Once a Martian lunar calendar is ruled out, we must go with a solar calendar and define its main units: the day (through the notion of hour) and the year.

The rest (months and weeks) is simply a matter of subdivision, open to anyone's preferred model.

The Martian day: how many hours?

From the characteristics table, we saw that Earth's mean solar day is, naturally, 24 h 00 min 00 s, while Mars's is 24 h 39 min 35.24409 s.

The difference is therefore small (about 2.75% longer on Mars), and one might keep the Earth model (24 hours / 60 minutes / 60 seconds), slightly adjusting second length to 1.02749125 “Earth” seconds.

So we could keep old mechanical clocks and watches. Their future lies ahead... on Mars. It would be enough to shift calibration toward S (slow) so Earth seconds become Martian seconds. And since Martian gravity is only one-third of Earth's, the alarm clock would weigh hardly more than the watch.

Many Martian-calendar designers kept the Earth model. Others used the opportunity to unleash their imagination, with some even proposing decimal models that the authors of the 1792 French Republican calendar would probably have liked.

One important note: to distinguish the Earth day from the Martian day by duration, Mars-calendar inventors also coined names for the Martian mean solar day. Options vary widely, as shown on Martian Time: dar, Mday, antoi, even day. But sol seems to have prevailed since 1976 and the first Viking Lander missions.

The Martian year: how many days or sols?

With day length settled, we now need to determine how many sols are in a Martian year.

Let us look more closely at the list of calendars invented since the early 20th century, formerly listed on Martian Time.

As noted earlier (planet characteristics table), depending on the chosen starting point (equinox or solstice), year length varies between 668.5880 and 668.5958 sols, with a mean tropical year of 668.5921 sols.

Since a calendar year must use an integer number of days, one can imagine a 668-sol year plus intercalation (leap-style) to compensate for the gap between 668 calendar sols and the true orbital period of 668.xxxx sols.

This principle appears in many proposed models: mostly 668-sol years with occasional inserted days to quickly reduce drift. Very classic.

Every calendar has an epoch, i.e., a starting date corresponding to a specific date in a reference calendar. Proposals for Martian epochs were numerous: start of the Julian period (1 January 4713 BC), start of our era (1 January AD 1), Viking 1 landing (20 July 1976), and many others.

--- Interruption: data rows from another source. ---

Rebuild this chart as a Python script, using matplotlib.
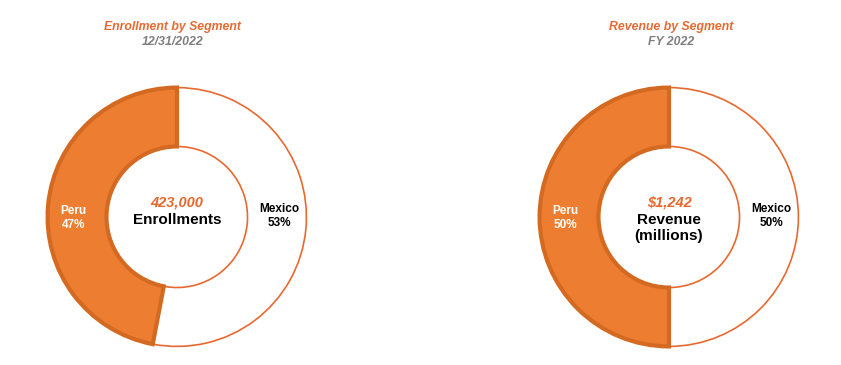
"""Enrollment and revenue split by segment as two donuts"""

import matplotlib.pyplot as plt

plt.rcParams['font.family'] = ['Liberation Sans', 'DejaVu Sans']

segments = ["Mexico", "Peru"]
enroll_share = [53, 47]
revenue_share = [50, 50]
enroll_total = "423,000"
revenue_total = "$1,242"

ORANGE = "#ED7D31"
ORANGE_EDGE = "#D46A22"
TITLE_ORANGE = "#E8692F"
GREY = "#7F7F7F"

W, H = 841, 365
fig = plt.figure(figsize=(W / 100, H / 100), dpi=100)


def donut(cx, cy, r, shares, title, subtitle, total, center_lines, title_x):
    ax = fig.add_axes([(cx - r) / W, (H - cy - r) / H, 2 * r / W, 2 * r / H])
    wedges, _ = ax.pie(shares, startangle=90, counterclock=False, radius=1,
                       colors=["white", ORANGE],
                       wedgeprops=dict(width=0.455, linewidth=1.2))
    wedges[0].set_edgecolor(TITLE_ORANGE)
    wedges[1].set_edgecolor(ORANGE_EDGE)
    wedges[1].set_linewidth(3)
    ax.set_xlim(-1.02, 1.02)
    ax.set_ylim(-1.02, 1.02)
    ax.set_aspect("equal")
    ax.axis("off")

    # segment labels sit in the middle of the ring
    ax.text(0.79, 0.01, f"{segments[0]}\n{shares[0]}%", ha="center", va="center",
            fontsize=8.5, fontweight="bold", color="black", linespacing=1.25)
    ax.text(-0.8, -0.01, f"{segments[1]}\n{shares[1]}%", ha="center", va="center",
            fontsize=8.5, fontweight="bold", color="white", linespacing=1.25)

    ax.text(0, 0.11, total, ha="center", va="center", fontsize=10.5,
            fontweight="bold", fontstyle="italic", color=TITLE_ORANGE)
    for i, line in enumerate(center_lines):
        ax.text(0, -0.02 - 0.125 * i, line, ha="center", va="center",
                fontsize=11, fontweight="bold", color="black")

    fig.text(title_x / W, 1 - 27 / H, title, ha="center", va="center", fontsize=8.8,
             fontweight="bold", fontstyle="italic", color=TITLE_ORANGE)
    fig.text(title_x / W, 1 - 42 / H, subtitle, ha="center", va="center", fontsize=8.8,
             fontweight="bold", fontstyle="italic", color=GREY)


donut(177, 217, 132, enroll_share, "Enrollment by Segment", "12/31/2022",
      enroll_total, ["Enrollments"], 173)
donut(669, 217, 132, revenue_share, "Revenue by Segment", "FY 2022",
      revenue_total, ["Revenue", "(millions)"], 671)

fig.savefig("out.png", dpi=100, facecolor="white")
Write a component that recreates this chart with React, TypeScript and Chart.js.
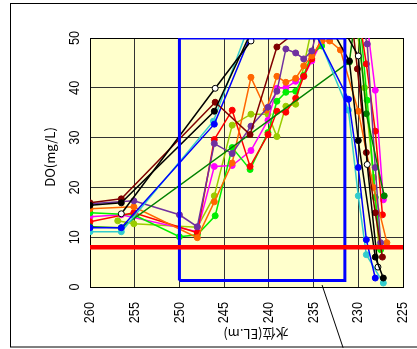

We should also ask whether a Martian era should begin at year 0 or year 1. Answers vary. It is still a pity that even simple sol counting at probe landings was never truly synchronized: sol 0 for Viking, sol 1 for others, sol 1 for Opportunity and Spirit even though their landings were separated by 22 sols.

In conclusion

In the end, if we take stock of building a Martian calendar, we find nothing fundamentally new if we already followed how solar calendars emerged, such as Julian and then Gregorian systems.

When visiting Martian Time, one cannot help asking: what is all this for?

Nearly 90 versions of Martian calendars appeared in the list we studied. Everyone proposes their own number of days per week, per month, per year, their own number of weeks per month, months per year, lists of weekday names, month names, and much more.

For my part, I have an answer to that question: unless it is simply for the pleasure of doing it, all this is for nothing.